All Atlas Network nodes maintain a 100% state replica of the root blockchain. A new Atlas Network node will pull all key information and hashes from the root blockchain, sharing this data with the following batch of new nodes.
To maintain the decentralized aspect of the network, Blockstack also implemented Gaia, a decentralized storage solution. Using pointer data from the Atlas Network, Gaia uploads and downloads encrypted data from third-party storage apps like Google Drive or Dropbox. Blockstack users can access apps and services built on Blockstack and save the encrypted data on third-party storage apps, holding the keys to their encrypted data on their local computer. When a user downloads a file from their storage app, Gaia’s software will decrypt the data when it enters their local servers. This structure prevents storage providers like Google or Amazon from accessing a user’s private data.
Visual representation of Gaia. Source: Blockstack white paper
The concept of the virtualchain was introduced as a solution for bootstrapping a new blockchain network. Instead of convincing miners to mine and secure a private blockchain, which requires a large initial investment, Blockstack leverages virtualchains which sit on top of another blockchain.
To achieve consensus on the state of the BNS and the names registered on the network, Blockstack leverages virtualchains to encode operations and data records (preorder, register, or transfers) into hashes onto the underlying blockchain.
Visual representation of how virtualchains work
Virtualchains provide the following benefits for Blockstack:
- It allows them to migrate their network across two different chains in the case of a failure or a security risk in the underlying chain. Blockstack was able to migrate its network from Namecoin to Bitcoin because of virtualchains.
- Virtualchains help bootstrap a new blockchain network without requiring an initial investment of mining resources. If Blockstack started with a proof-of-work mining model, popularized by Bitcoin, the initial network might not have taken off, as miners are not incentivized to secure its network.
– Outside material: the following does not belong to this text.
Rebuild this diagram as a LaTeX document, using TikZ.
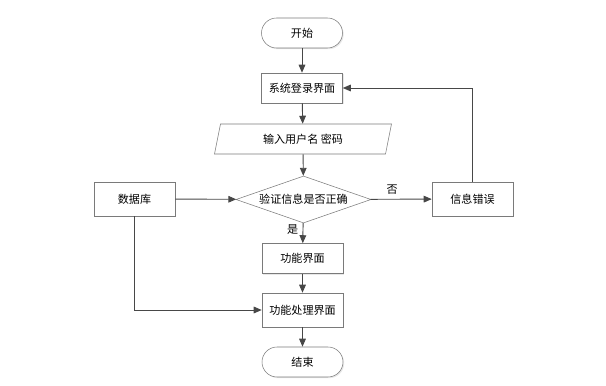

On Bitcoin, Blockstack leverages OP_RETURN to embed its data into Bitcoin blocks.
On October 30, 2018, Blockstack launched version one of the Stacks protocol. The protocol will use a native token called Stacks, which will be used to pay for apps, services, and name registrations on Blockstack.
The Stacks protocol implements a “Proof of Burn” mining mechanism, requiring miners to burn coins from the underlying blockchain (bitcoins in this case) to produce Stacks.
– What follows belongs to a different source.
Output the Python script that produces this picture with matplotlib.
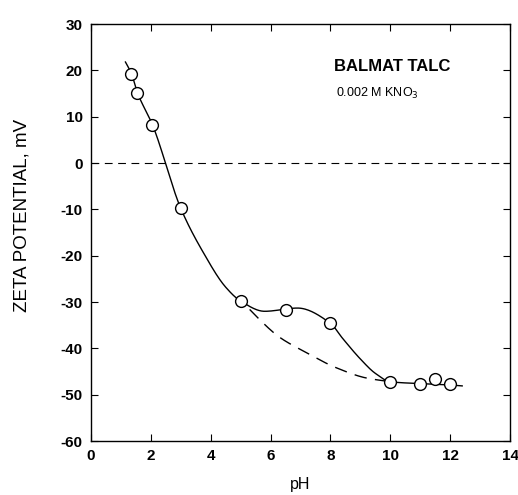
import numpy as np
import matplotlib.pyplot as plt

plt.rcParams['font.family'] = ['Liberation Sans', 'DejaVu Sans']
plt.rcParams['axes.unicode_minus'] = False

# measured points
ph = [1.35, 1.55, 2.05, 3.0, 5.0, 6.5, 8.0, 10.0, 11.0, 11.5, 12.0]
zeta = [19.3, 15.2, 8.3, -9.8, -29.8, -31.7, -34.6, -47.2, -47.7, -46.6, -47.7]

# hand-drawn smooth curve through the data
curve_ph = [1.15, 1.35, 1.55, 2.05, 3.0, 3.75, 4.5, 5.0, 5.8, 6.9, 8.0, 8.4, 9.0, 9.5, 10.0, 11.0, 12.0, 12.4]
curve_zeta = [21.8, 19.3, 15.2, 8.3, -9.8, -19.3, -26.8, -29.8, -32.0, -31.3, -34.6, -37.8, -42.3, -45.4, -47.2, -47.6, -47.9, -48.1]

# dashed curve (no hump)
dash_ph = [5.3, 5.6, 6.3, 7.1, 8.2, 9.2, 10.0]
dash_zeta = [-31.6, -33.6, -37.6, -40.6, -44.2, -46.4, -47.2]


def pchip(x, y, n=30):
    # shape-preserving cubic Hermite through the knots
    x = np.asarray(x, float)
    y = np.asarray(y, float)
    h = np.diff(x)
    d = np.diff(y) / h
    m = np.zeros_like(y)
    for i in range(1, len(x) - 1):
        if d[i - 1] * d[i] > 0:
            w1 = 2 * h[i] + h[i - 1]
            w2 = h[i] + 2 * h[i - 1]
            m[i] = (w1 + w2) / (w1 / d[i - 1] + w2 / d[i])
    m[0] = d[0]
    m[-1] = d[-1]
    xs, ys = [], []
    t = np.linspace(0, 1, n, endpoint=False)
    for i in range(len(h)):
        h00 = 2 * t ** 3 - 3 * t ** 2 + 1
        h10 = t ** 3 - 2 * t ** 2 + t
        h01 = -2 * t ** 3 + 3 * t ** 2
        h11 = t ** 3 - t ** 2
        xs.extend(x[i] + t * h[i])
        ys.extend(h00 * y[i] + h10 * h[i] * m[i] + h01 * y[i + 1] + h11 * h[i] * m[i + 1])
    xs.append(x[-1])
    ys.append(y[-1])
    return np.array(xs), np.array(ys)


fig = plt.figure(figsize=(5.18, 4.95), dpi=100)
ax = fig.add_axes([0.1757, 0.109, 0.809, 0.8425])

cx, cy = pchip(curve_ph, curve_zeta)
ax.plot(cx, cy, color='black', lw=1.0)
dx, dy = pchip(dash_ph, dash_zeta)
ax.plot(dx, dy, color='black', lw=1.0, dashes=(9, 6))
ax.axhline(0, color='black', lw=0.8, dashes=(7, 5))
ax.plot(ph, zeta, 'o', ms=8.5, mfc='white', mec='black', mew=1.0, zorder=3)

ax.set_xlim(0, 14)
ax.set_ylim(-60, 30)
ax.set_xticks(range(0, 15, 2))
ax.set_yticks(range(-60, 31, 10))
ax.tick_params(direction='in', top=True, right=True, length=5, width=0.8,
               labelsize=11, pad=6)
for lab in ax.get_xticklabels() + ax.get_yticklabels():
    lab.set_fontweight('bold')
for s in ax.spines.values():
    s.set_linewidth(1.0)

ax.set_xlabel('pH', fontsize=11.5, labelpad=10)
ax.set_ylabel('ZETA POTENTIAL, mV', fontsize=13.5)
ax.yaxis.set_label_coords(-0.145, 0.54)

ax.text(10.05, 20.9, 'BALMAT TALC', fontsize=12, fontweight='bold',
        ha='center', va='center')
ax.text(9.55, 15.1, '0.002 M KNO$_3$', fontsize=9, ha='center', va='center')

plt.savefig('out.png', dpi=100)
According to Blockstack’s white paper:
“The proof-of-burn mining in the Stack protocol establishes the longest blockchain fork where “longest” is defined as the blockchain fork with the most amount of cryptocurrency burnt and the state on the longest fork is considered the correct state of the network.”
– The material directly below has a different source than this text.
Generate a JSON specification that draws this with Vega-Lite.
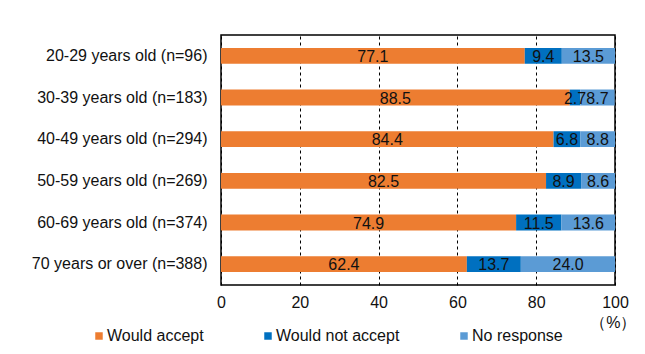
{
  "$schema": "https://vega.github.io/schema/vega-lite/v6.json",
  "autosize": "none",
  "width": 394,
  "height": 250,
  "padding": {"left": 221, "top": 35, "right": 30, "bottom": 69},
  "background": "white",
  "config": {
    "font": "Liberation Sans",
    "view": {"stroke": "#000", "strokeWidth": 1.5},
    "axis": {"labelFont": "Liberation Sans", "labelFontSize": 16, "labelColor": "#111"},
    "legend": {"labelFont": "Liberation Sans", "labelFontSize": 16, "labelColor": "#111", "padding": 0}
  },
  "data": {
    "values": [
      {"age": "20-29 years old (n=96)", "resp": "Would accept", "k": 1, "value": 77.1},
      {"age": "20-29 years old (n=96)", "resp": "Would not accept", "k": 2, "value": 9.4},
      {"age": "20-29 years old (n=96)", "resp": "No response", "k": 3, "value": 13.5},
      {"age": "30-39 years old (n=183)", "resp": "Would accept", "k": 1, "value": 88.5},
      {"age": "30-39 years old (n=183)", "resp": "Would not accept", "k": 2, "value": 2.7},
      {"age": "30-39 years old (n=183)", "resp": "No response", "k": 3, "value": 8.7},
      {"age": "40-49 years old (n=294)", "resp": "Would accept", "k": 1, "value": 84.4},
      {"age": "40-49 years old (n=294)", "resp": "Would not accept", "k": 2, "value": 6.8},
      {"age": "40-49 years old (n=294)", "resp": "No response", "k": 3, "value": 8.8},
      {"age": "50-59 years old (n=269)", "resp": "Would accept", "k": 1, "value": 82.5},
      {"age": "50-59 years old (n=269)", "resp": "Would not accept", "k": 2, "value": 8.9},
      {"age": "50-59 years old (n=269)", "resp": "No response", "k": 3, "value": 8.6},
      {"age": "60-69 years old (n=374)", "resp": "Would accept", "k": 1, "value": 74.9},
      {"age": "60-69 years old (n=374)", "resp": "Would not accept", "k": 2, "value": 11.5},
      {"age": "60-69 years old (n=374)", "resp": "No response", "k": 3, "value": 13.6},
      {"age": "70 years or over (n=388)", "resp": "Would accept", "k": 1, "value": 62.4},
      {"age": "70 years or over (n=388)", "resp": "Would not accept", "k": 2, "value": 13.7},
      {"age": "70 years or over (n=388)", "resp": "No response", "k": 3, "value": 24.0}
    ]
  },
  "encoding": {
    "y": {
      "field": "age", "type": "nominal", "sort": null,
      "scale": {"paddingInner": 0.62, "paddingOuter": 0.31},
      "axis": {"title": null, "ticks": false, "tickSize": 0, "domain": false, "labelPadding": 14}
    },
    "order": {"field": "k", "type": "quantitative"}
  },
  "layer": [
    {
      "mark": {"type": "bar", "clip": true},
      "encoding": {
        "x": {
          "field": "value", "type": "quantitative", "stack": "zero",
          "scale": {"domain": [0, 100], "nice": false},
          "axis": {
            "values": [0, 20, 40, 60, 80, 100],
            "grid": true, "gridColor": "#000", "gridDash": [3, 3], "gridWidth": 1,
            "ticks": false, "tickSize": 0, "domain": false, "labelPadding": 9, "labelFlush": false,
            "title": "（%）", "titleFont": "Liberation Sans", "titleFontSize": 16, "titleFontWeight": "normal",
            "titleColor": "#111", "titleAnchor": null, "titleAlign": "right", "titleBaseline": "middle",
            "titleX": 415, "titleY": 37
          }
        },
        "color": {
          "field": "resp", "type": "nominal",
          "scale": {"domain": ["Would accept", "Would not accept", "No response"], "range": ["#ED7D31", "#0070C0", "#5B9BD5"]},
          "legend": {
            "title": null, "orient": "none", "direction": "horizontal", "columns": 3,
            "legendX": -130, "legendY": 293, "symbolType": "square", "symbolSize": 56,
            "symbolStrokeWidth": 0, "labelOffset": 0, "columnPadding": 56
          }
        }
      }
    },
    {
      "mark": {"type": "text", "fontSize": 16, "color": "#111", "font": "Liberation Sans", "baseline": "middle", "dy": 1},
      "encoding": {
        "x": {"field": "value", "type": "quantitative", "stack": "zero", "bandPosition": 0.5},
        "detail": {"field": "resp", "type": "nominal"},
        "text": {"field": "value", "type": "quantitative", "format": ".1f"}
      }
    }
  ]
}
The new blocks produced on the Stacks protocol are chosen through a cryptographic sortition, in which the chances of a miner getting the right to produce a Stacks block is proportional to the number of bitcoins they burn.
In addition to Proof of Burn, Blockstack also implements what it calls “App-rewards Mining,” which rewards app developers (for the first four years) on Blockstack in an attempt to bootstrap the app marketplace. As of the time of this writing, there are 75 apps that leverage Blockstack’s network. To drive the user side of the app marketplace, Blockstack rewards users with Stacks for signing up for its platform and using its apps. Blockstack calls this feature “Web-of-Trust Mining.”
To reach its mission of re-decentralizing the Internet and creating a new app ecosystem, Blockstack has implemented and leveraged some unique technological features. As one of the oldest networks in crypto, it will be interesting to see what new features Blockstack comes up with to reach its goal.